Friday, May 13, 2011

Recipe for Pancakes-Part 9

Love...keeps no record of wrongs.

This ingredient has the potential to be one of the most beneficial things to your marriage and yet, also, one of the most damaging.  This is all about complete forgiveness.

We have all done some stupid things or said some absolutely foolish statements.  I know I have!  Usually we know that they are not an appropriate reaction but we do or say it anyways.  The moment it is performed or spoken it cannot be taken back.  It is out there as a testament to who we really are...selfish, rude, hateful, prideful, or any other damaging character flaws that you can think of.

This phrase in the KJV is "thinks no evil."  When properly translated it comes across as more of an accounting term.  For example, if you logically reason and balance you checkbook and it says you have $25, you have $25.  It basically means a logical conclusion based on facts present.

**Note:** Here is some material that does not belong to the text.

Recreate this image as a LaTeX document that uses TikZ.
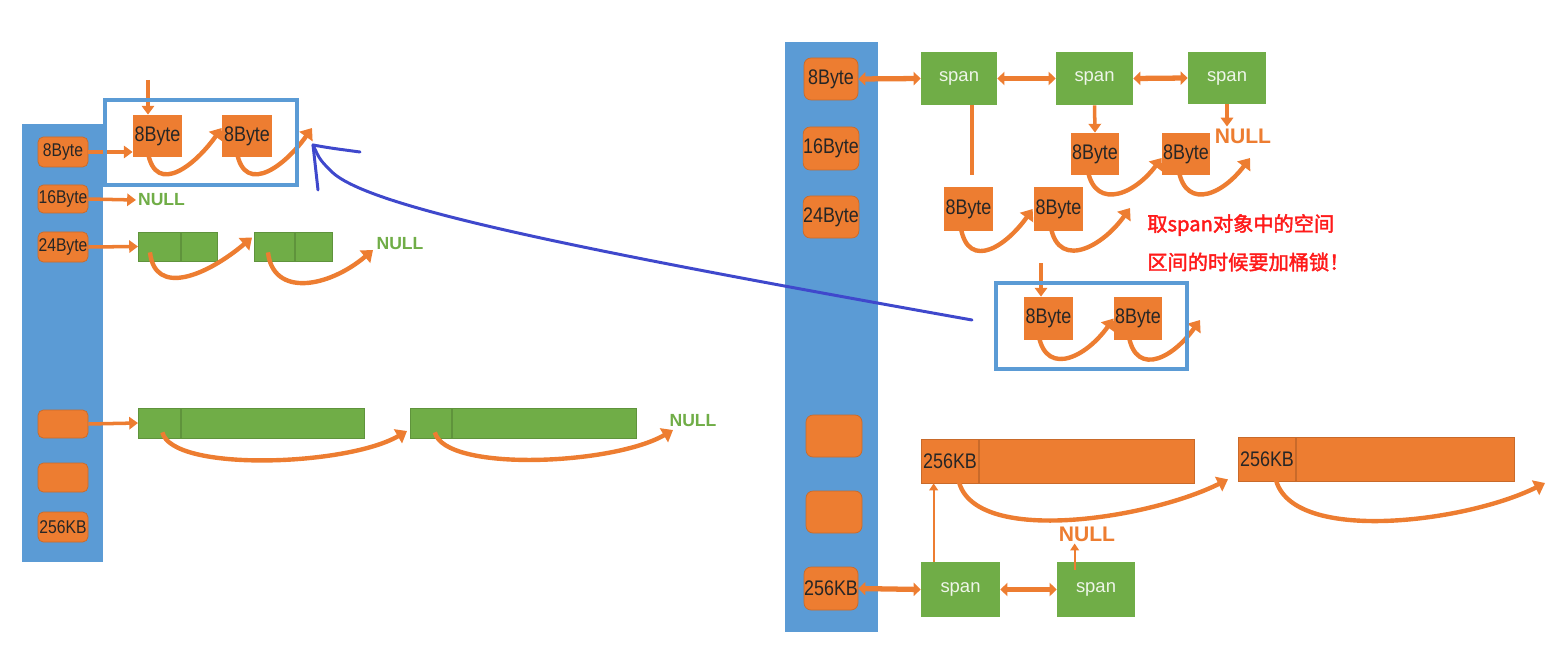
\documentclass[tikz,border=0pt]{standalone}
\usepackage{fontspec}
\setmainfont{Liberation Sans}
\newfontfamily\lblfont{Liberation Sans}[FakeStretch=0.85]
\newfontfamily\cjk{Noto Sans CJK SC}[AutoFakeBold=2]
\usetikzlibrary{arrows.meta,calc,positioning}
\definecolor{bucketblue}{HTML}{5B9BD5}
\definecolor{objorange}{HTML}{ED7D31}
\definecolor{spangreen}{HTML}{70AD47}
\definecolor{penblue}{HTML}{3F48CC}
\definecolor{lockred}{HTML}{FF1A1A}
\tikzset{
  wh/.style 2 args={minimum width=#1*0.02cm,minimum height=#2*0.02cm},
  cls/.style={rectangle,rounded corners=3pt,fill=objorange,draw=objorange!85!black,
    inner sep=0pt,text=black!85,font=\lblfont\fontsize{10.5}{10.5}\selectfont},
  rcls/.style={cls,rounded corners=4pt,font=\lblfont\fontsize{12}{12}\selectfont},
  obj/.style={rectangle,fill=objorange,inner sep=0pt,text=black!85,
    font=\lblfont\fontsize{12}{12}\selectfont},
  pg/.style={rectangle,fill=spangreen,draw=spangreen!85!black,inner sep=0pt},
  pk/.style={rectangle,fill=objorange,draw=objorange!85!black,inner sep=1pt,text=black!85,
    font=\lblfont\fontsize{12}{12}\selectfont},
  spn/.style={rectangle,fill=spangreen,inner sep=0pt,text=white!88!spangreen,
    font=\fontsize{10.5}{10.5}\selectfont},
  nullg/.style={inner sep=1pt,text=spangreen,font=\bfseries\fontsize{10}{10}\selectfont},
  nullo/.style={inner sep=1pt,text=objorange,font=\bfseries\fontsize{12}{12}\selectfont},
  lock/.style={inner sep=0pt,text=lockred,font=\cjk\bfseries\fontsize{11.5}{11.5}\selectfont},
  arr/.style={draw=objorange,line width=2pt,-{Triangle[length=5pt,width=7pt]}},
  tarr/.style={draw=objorange,line width=1.2pt,-{Triangle[length=4pt,width=5pt]}},
  darr/.style={draw=objorange,line width=3pt,
    {Triangle[length=4pt,width=7.5pt]}-{Triangle[length=4pt,width=7.5pt]}},
  stem/.style={draw=objorange,line width=2.5pt},
  curv/.style={draw=objorange,line width=2.5pt,-{Triangle[length=6pt,width=9pt]}},
  sel/.style={draw=bucketblue,line width=2.3pt},
  pen/.style={draw=penblue,line width=1.7pt,line cap=round}
}
\begin{document}
\begin{tikzpicture}[x=0.02cm,y=-0.02cm]
\useasboundingbox (0,0) rectangle (1561,655);
\fill[bucketblue] (22,124) rectangle (103,562);
\node[cls,wh={50}{30}] (l8) at (63,152) {8Byte};
\node[cls,wh={50}{28}] (l16) at (63,199) {16Byte};
\node[cls,wh={50}{30}] (l24) at (63,247) {24Byte};
\node[cls,wh={50}{28}] (le1) at (63,424) {};
\node[cls,wh={50}{29}] (le2) at (63,477.5) {};
\node[cls,wh={50}{30}] (l256) at (63,527) {256KB};
\node[obj,wh={49}{42}] (la1) at (157.5,136) {8Byte};
\node[obj,wh={50}{42}] (la2) at (247,136) {8Byte};
\coordinate (ltop) at (148,80);
\coordinate (la2end) at (312,128);
\draw[arr] (ltop) -- (ltop |- la1.north);
\draw[arr] (l8.east) -- (l8.east -| la1.west);
\draw[curv] ($(la1.south west)+(14,-16)$) .. controls +(3,58) and +(-30,42) .. ($(la2.west)+(0,-8)$);
\draw[curv] ($(la2.south west)+(14,-16)$) .. controls +(3,58) and +(-30,42) .. (la2end);
\draw[sel] (105,100) rectangle (297,185);
\node[nullg] (n16) at (161.5,200) {NULL};
\draw[arr] (l16.east) -- (n16.west);
\node[pg,wh={42}{29},anchor=west] (g1a) at (138,246.5) {};
\node[pg,wh={36}{29},right=0pt of g1a] (g1b) {};
\node[pg,wh={40}{29},anchor=west] (g2a) at (254,246.5) {};
\node[pg,wh={37}{29},right=0pt of g2a] (g2b) {};
\node[nullg] (n24) at (400,244) {NULL};
\coordinate (g2end) at (373,250);
\draw[arr] (l24.east) -- (g1a.west);
\draw[curv] ($(g1a.south west)+(12,-9)$) .. controls +(5,45) and +(-45,38) .. ($(g2a.west)+(-2,-9)$);
\draw[curv] ($(g2a.south west)+(14,-9)$) .. controls +(5,45) and +(-45,38) .. (g2end);
\node[pg,wh={42}{30},anchor=west] (h1a) at (138,423) {};
\node[pg,wh={183}{30},right=0pt of h1a] (h1b) {};
\node[pg,wh={41}{30},anchor=west] (h2a) at (410,423) {};
\node[pg,wh={184}{30},right=0pt of h2a] (h2b) {};
\node[nullg] (nbig) at (693,421) {NULL};
\coordinate (h2end) at (673,430);
\draw[arr] (le1.east) -- (h1a.west);
\draw[curv] ($(h1a.south)+(3,-6)$) .. controls +(10,40) and +(-60,35) .. ($(h2a.west)+(-3,8)$);
\draw[curv] ($(h2a.south)+(4,-6)$) .. controls +(10,40) and +(-60,35) .. (h2end);
\fill[bucketblue] (785,42) rectangle (878,632);
\node[rcls,wh={54}{42}] (r8) at (831,79) {8Byte};
\node[rcls,wh={54}{43}] (r16) at (831,148.5) {16Byte};
\node[rcls,wh={54}{42}] (r24) at (831,217) {24Byte};
\node[rcls,wh={56}{42}] (re1) at (834,436) {};
\node[rcls,wh={56}{42}] (re2) at (834,512) {};
\node[rcls,wh={54}{43}] (r256) at (831,588.5) {256KB};
\node[spn,wh={76}{53}] (s1) at (959,78.5) {span};
\node[spn,wh={77}{53}] (s2) at (1094.5,78.5) {span};
\node[spn,wh={78}{52}] (s3) at (1227,78) {span};
\draw[darr] (r8.east) -- (s1.west);
\draw[darr] (s1.east) -- (s2.west);
\draw[darr] (s2.east) -- (s3.west);
\draw[stem] ($(s1.south)+(13,0)$) -- ++(0,70);
\node[obj,wh={48}{42}] (rb1) at (1095,154) {8Byte};
\node[obj,wh={48}{42}] (rb2) at (1186,154) {8Byte};
\node[nullo] (n3) at (1243,136) {NULL};
\coordinate (rb2end) at (1250,158);
\draw[arr] (s2.south) -- (rb1.north);
\draw[arr] (s3.south) -- (s3.south |- n3.north);
\draw[curv] ($(rb1.south west)+(16,-14)$) .. controls +(3,50) and +(-30,40) .. ($(rb2.west)+(0,4)$);
\draw[curv] ($(rb2.south west)+(16,-14)$) .. controls +(3,50) and +(-30,40) .. (rb2end);
\node[obj,wh={49}{44}] (rc1) at (968.5,209) {8Byte};
\node[obj,wh={49}{44}] (rc2) at (1058.5,209) {8Byte};
\coordinate (rc2end) at (1130,208);
\draw[curv] ($(rc1.south west)+(16,-14)$) .. controls +(3,55) and +(-30,42) .. ($(rc2.west)+(-1,0)$);
\draw[curv] ($(rc2.south west)+(16,-14)$) .. controls +(3,55) and +(-30,42) .. (rc2end);
\node[lock,anchor=west] (lk1) at (1147,225) {取span对象中的空间};
\node[lock,anchor=west] (lk2) at (1147,262) {区间的时候要加桶锁！};
\node[obj,wh={49}{43}] (rd1) at (1048.5,318.5) {8Byte};
\node[obj,wh={48}{43}] (rd2) at (1138,318.5) {8Byte};
\coordinate (rdin) at (1041,263);
\coordinate (rd2end) at (1200,320);
\draw[arr] (rdin) -- (rdin |- rd1.north);
\draw[curv] ($(rd1.south west)+(14,-14)$) .. controls +(3,52) and +(-30,42) .. (rd2.west);
\draw[curv] ($(rd2.south west)+(14,-14)$) .. controls +(3,52) and +(-30,42) .. (rd2end);
\draw[sel] (996,283) rectangle (1187,369);
\node[pk,wh={49}{44},anchor=west] (k1a) at (921,461) {256KB};
\node[pk,wh={215}{44},right=0pt of k1a] (k1b) {};
\node[pk,wh={49}{44},anchor=west] (k2a) at (1238,459) {256KB};
\node[pk,wh={218}{44},right=0pt of k2a] (k2b) {};
\coordinate (k2end) at (1545,483);
\draw[curv] ($(k1a.south)+(8,-6)$) .. controls +(10,70) and +(-80,40) .. ($(k2a.south west)+(-10,-2)$);
\draw[curv] ($(k2a.south)+(8,-6)$) .. controls +(10,70) and +(-80,40) .. (k2end);
\node[spn,wh={79}{55}] (t1) at (960.5,589.5) {span};
\node[spn,wh={78}{55}] (t2) at (1096,589.5) {span};
\node[nullo] (n5) at (1087,534) {NULL};
\draw[darr] (r256.east) -- (t1.west);
\draw[darr] (t1.east) -- (t2.west);
\draw[tarr] ($(t1.north west)+(13,0)$) coordinate (tu) -- (tu |- k1a.south);
\draw[tarr] ($(t2.north west)+(18,8)$) coordinate (tv) -- (tv |- n5.south);
\coordinate (pfrom) at (972,320);
\coordinate (pin) at (313,145);
\draw[pen] (pfrom) .. controls (580,250) and (370,208) .. (332,172) .. controls (320,160) .. (pin);
\draw[pen] (pin) .. controls (330,148) .. (360,152);
\draw[pen] (pin) -- (318,190);
\end{tikzpicture}
\end{document}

This applies to love like this....

Yes, you were wronged.  Yes, he hurt you.  Yes, she did you wrong.  No one disputes the pain that you have experienced or feel.  It is legitimate and justified.  You are not to blame for this outcome.  It is your right to feel slighted, abused, mistreated, and maligned.  You can track in your mind, as if in a ledger, the times and dates of certain offenses.  You can look back and see that they are in debt to you for the wrongs committed against you.  It is a logical conclusion to feel the way you feel because of what you have gone through or are going through.  You have reconciled your love checkbook and your spouse is in the red.

But, love...

Love looks at the balance owed and graciously covers the debt.  It not only corrects the ledger to reflect no wrong doing but destroys all evidence of the offenses.  Love does not look the other way but rather gazes into the face of the one that is loved and readily forgives ALL of their transgressions.  Love is not ignorant of the offense; it simply chooses not to keep record of it.  The offense is written down but love blots out the ledger so that the offense is no longer visible or recognizable.

Isn't this the picture of what Christ has done for us?  The love which He is carried our debt of sin to the cross so that we would be removed from it.  His love for us has blotted out ALL of our transgressions.

Psalms 103:12 He has removed our sins as far from us as the east is from the west.

Isaiah 43:25 I, even I, am he that blotteth out thy transgressions for mine own sake,
and will not remember thy sins.

Isaiah 44:22 I have blotted out, as a thick cloud, thy transgressions, and, as a cloud, thy sins:
return unto me; for I have redeemed thee.

Keeping a record of wrongs is actually NOT something I (Serena) struggle with as much as some of the others.  I remember things, yes, but Josh and I do NOT fight in this way.  In the last 3 years we can count on one hand that our past has been brought up in a fight.  I think it helps me to understand that I have one of those memories that files EVERYTHING; I don't forget much.  But, bringing up past offenses...it's just not something that we do.

Do you use your past as a weapon?  Do you reach in and, subconsciously, take out one of  your weapons in order to fight your spouse? These weapons can be very effective at winning the battle, but what are you really trying to do?  Are you trying to fight, and eventually win, against your spouse?  Aren't you supposed to be on the same team, not trying to WIN?  If you are waging war against your spouse you will eventually lose the war and the damage will affect you more than your spouse. Your heart will be filled with the anger and pain of unforgiveness, so much so, that when they say sorry--you can't forgive them, as your heart has gotten hard.

The only reason that we save anything is for the ability to use it again in the future.  Why do you save your past tax returns?  Just in case you get audited.  Why do file away past offenses?  Just in case the fight turns really ugly and you need to regain the upper hand.  Sound about right?

Think about it like this...we have two choices.  We can either file the offenses away to use them as a defense mechanism later or we can ask the Lord to recycle them and then He can use them for an entirely different purpose.  That is what God does; He is in the business of redeeming lost, broken, and otherwise destroyed people and circumstances!

The root question...will you choose to forgive fully?